5. Anthrax - "Indians" from Among the Living
"This was one of the first songs I ever heard about the ethnic cleansing that took place in North America in the 1700 and 1800s. To me, the war on Native Americans is one of the saddest genocides in history and so I couldn't help but write about it when it came to writing my own songs; though I would almost always do it metaphorically and rarely overtly. I never really believed that just because I was white I couldn't talk about the atrocities committed by one race upon another. For some unknown reason the plight of the Native American was something I could relate to and feel, and was consequently very close to my heart. I guess there's no explaining music sometimes. We always did have a large following from the Res."
6. Soundgarden - "Hands All Over" from Louder Than Love
"Before Soundgarden blew up and the whole grunge thing happened I really liked them. They weren't super political but this song had enough lines in it that i could identify with. Lines like 'Hands all over the Eastern border' and 'don't touch me' were definitely things I could identify with. The beginning of 'Calm And Alarm' is actually kind of a third generation lift from a piece of this song."
7. Misfits - "Bullet" from Static Age
"Ah, such a raw song about the assassination of John Kennedy. I have a clear memory of listening to this in a car on the way to school with my friend. I remember the look of shock on his mother's face when the part about Jackie O came up. I knew it was a great song at that point. "
8. Bob Dylan- "My Back Pages" from Another Side of Bob Dylan
"Lyrically speaking, this song had a huge impact on me. I wasn't a huge fan of his more well-known tunes, but this one was a secret gem that few people seemed to know about and I really loved it. The lines about the backwardness of war and 'teachers' at school struck a real chord in me and helped shaped my own ideas on what lyrics should sound like. "
9. Black Sabbath - "Electric Funeral" from Paranoid
"Lots of people had a favorite Sabbath tune but this one was always mine. It opened with the line 'reflex in the sky,' which i thought was absolutely brilliant -- a description of nuclear war. There was a lot of nuclear testing in the South Pacific and I couldn't understand how nations that were world powers could do that to those of us living in the region. SE Asia had become the dumping grounds for the globe's nuclear countries."

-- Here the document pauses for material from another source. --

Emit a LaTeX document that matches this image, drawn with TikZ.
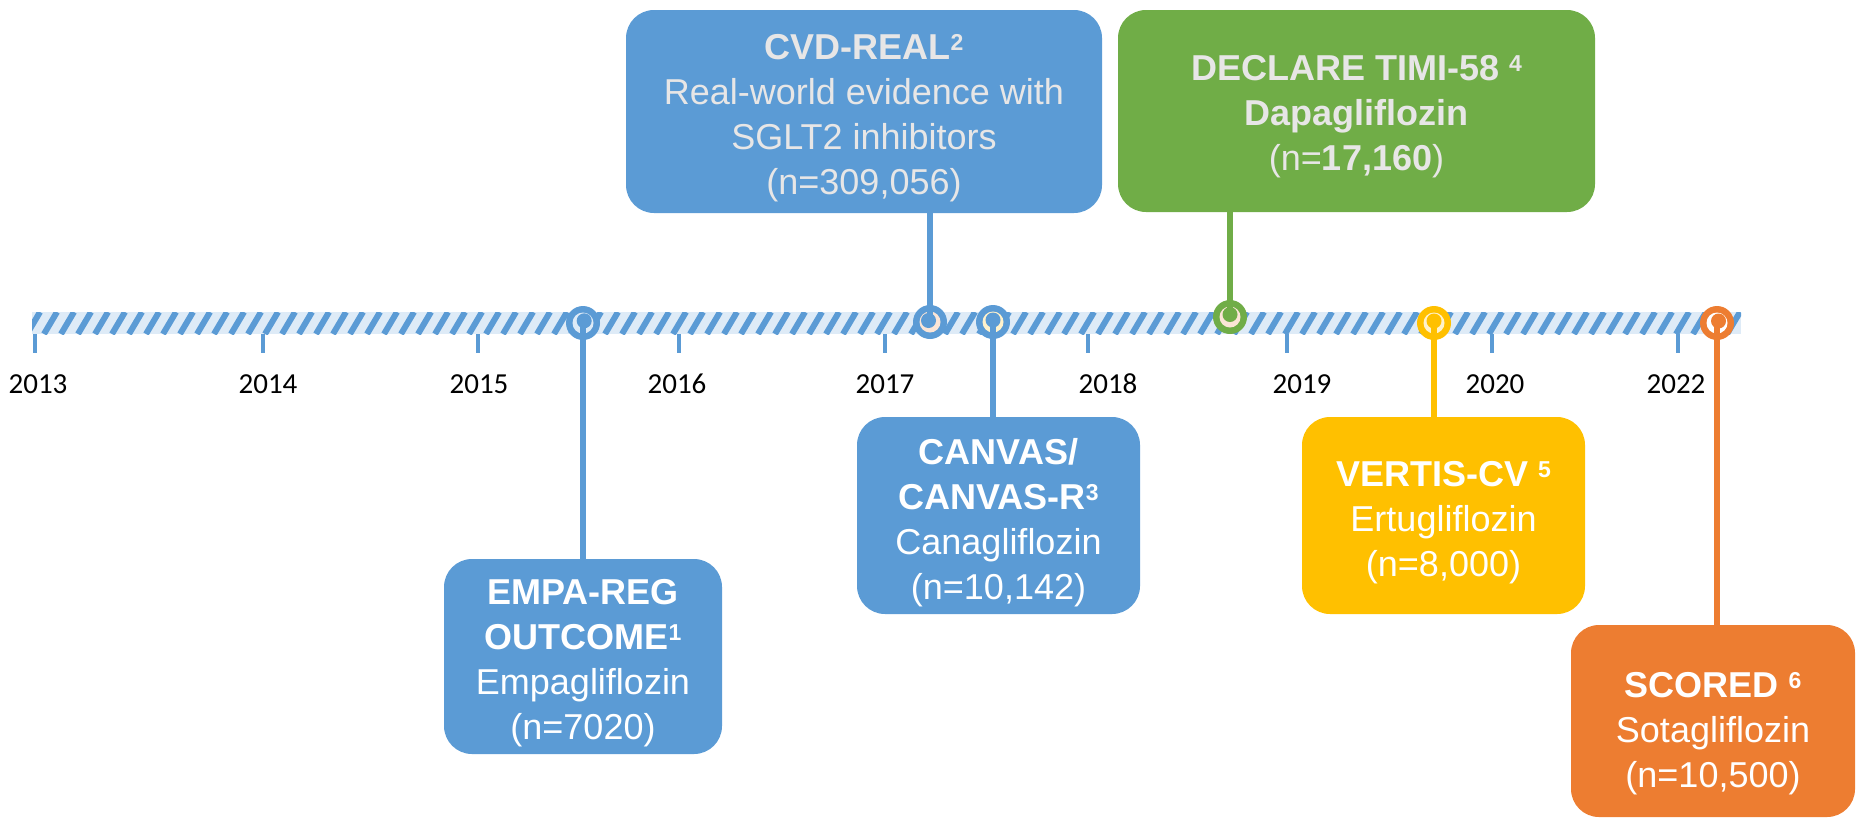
\documentclass[tikz,border=0pt]{standalone}
\usepackage{fontspec}
\setmainfont{Liberation Sans}
\newfontfamily\yearfont{Carlito}
\definecolor{tlblue}{HTML}{5B9BD5}
\definecolor{tlgreen}{HTML}{70AD47}
\definecolor{tlyellow}{HTML}{FFC000}
\definecolor{tlorange}{HTML}{ED7D31}
\definecolor{barlight}{HTML}{DEEBF7}
\definecolor{peach}{HTML}{FBE5D6}
\definecolor{cream}{HTML}{FFF2CC}
\definecolor{paletext}{HTML}{E7E6E6}
\newcommand\sups[1]{\raisebox{9pt}{\fontsize{23}{23}\selectfont #1}}
\tikzset{
  trialbox/.style={rectangle, rounded corners=28pt, inner sep=0pt},
  trialtext/.style={inner sep=0pt, align=center, text=white,
    font=\fontsize{36}{45}\selectfont},
  pin/.style={circle, inner sep=0pt, minimum size=34pt},
  stem/.style={line width=5.5pt},
  tick/.style={tlblue, line width=4pt},
  yearlabel/.style={font=\yearfont\fontsize{29}{32}\selectfont, text=black, inner sep=0pt}
}
\begin{document}
\begin{tikzpicture}[x=1pt, y=-1pt]
\useasboundingbox (0,0) rectangle (1862,820);

% hatched time bar
\fill[barlight] (32,312) rectangle (1741,334);
\begin{scope}
  \clip (32,312) rectangle (1741,334);
  \foreach \x in {10,27,...,1760}
    \draw[tlblue, line width=6pt] (\x,334) -- ++(13,-22);
\end{scope}

% year ticks and labels
\foreach \tx/\lx/\yr in {35/38/2013, 263/268/2014, 478/479/2015, 679/677/2016,
                         885/885/2017, 1088/1108/2018, 1287/1302/2019,
                         1492/1495/2020, 1678/1676/2022}{
  \draw[tick] (\tx,334) -- (\tx,353);
  \node[yearlabel] (y\yr) at (\lx,384) {\yr};
}

% trial boxes
\node[trialbox, fill=tlblue, minimum width=476pt, minimum height=203pt]
  (cvd) at (864,111.5) {};
\node[trialbox, fill=tlgreen, minimum width=477pt, minimum height=202pt]
  (declare) at (1356.5,111) {};
\node[trialbox, fill=tlblue, minimum width=278pt, minimum height=195pt]
  (empa) at (583,656.5) {};
\node[trialbox, fill=tlblue, minimum width=283pt, minimum height=197pt]
  (canvas) at (998.5,515.5) {};
\node[trialbox, fill=tlyellow, minimum width=283pt, minimum height=197pt]
  (vertis) at (1443.5,515.5) {};
\node[trialbox, fill=tlorange, minimum width=284pt, minimum height=192pt]
  (scored) at (1713,721) {};

% box texts
\node[trialtext, text=paletext] (cvdtext) at (864,118)
  {{\bfseries CVD-REAL\sups{2}}\\Real-world evidence with\\SGLT2 inhibitors\\(n=309,056)};
\node[trialtext, text=paletext] (declaretext) at (1356.5,117)
  {{\bfseries DECLARE TIMI-58 \sups{4}}\\{\bfseries Dapagliflozin}\\(n={\bfseries 17,160})};
\node[trialtext] (empatext) at (583,663)
  {{\bfseries EMPA-REG}\\{\bfseries OUTCOME\sups{1}}\\Empagliflozin\\(n=7020)};
\node[trialtext] (canvastext) at (998.5,523)
  {{\bfseries CANVAS/}\\{\bfseries CANVAS-R\sups{3}}\\Canagliflozin\\(n=10,142)};
\node[trialtext] (vertistext) at (1443.5,523)
  {{\bfseries VERTIS-CV \sups{5}}\\Ertugliflozin\\(n=8,000)};
\node[trialtext] (scoredtext) at (1713,734)
  {{\bfseries SCORED \sups{6}}\\Sotagliflozin\\(n=10,500)};

% pins on the time bar: outer disc, pale crescent, inner disc
\foreach \n/\px/\py/\col/\pale/\dx/\dy in {
    m1/583/323/tlblue/barlight/1.2/-2.2,
    m2/930/322/tlblue/peach/-1.5/-1.5,
    m3/993/322/tlblue/cream/0/-2,
    m4/1230/317/tlgreen/peach/0/-2.5,
    m5/1434/323/tlyellow/cream/0/-2,
    m6/1717/323/tlorange/white/1.5/-2}{
  \node[pin, fill=\col] (\n) at (\px,\py) {};
  \fill[\pale] (\n.center) circle (10.5pt);
  \fill[\col] ([shift={(\dx,\dy)}]\n.center) circle (7.5pt);
}

% stems from pins to boxes
\draw[stem, tlblue] (m1.center) -- (m1.center |- empa.north);
\draw[stem, tlblue] (m2.center) -- (m2.center |- cvd.south);
\draw[stem, tlblue] (m3.center) -- (m3.center |- canvas.north);
\draw[stem, tlgreen] (m4.center) -- (m4.center |- declare.south);
\draw[stem, tlyellow] (m5.center) -- (m5.center |- vertis.north);
\draw[stem, tlorange] (m6.center) -- (m6.center |- scored.north);
\end{tikzpicture}
\end{document}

10. Corrosion of Conformity - "Tell Me" from An Eye for an Eye
"I took a line straight outta this song and used it in 'Standard Issue.' 'Tell me who has won when nothing remains.' It had such an impact on me that 25 years later I would still remember it. Eye For An Eye was the only album I ever had containing 26 tracks, each track about a minute long. And I listened to it religiously in 1989, treating each tune as if it were its own psalm."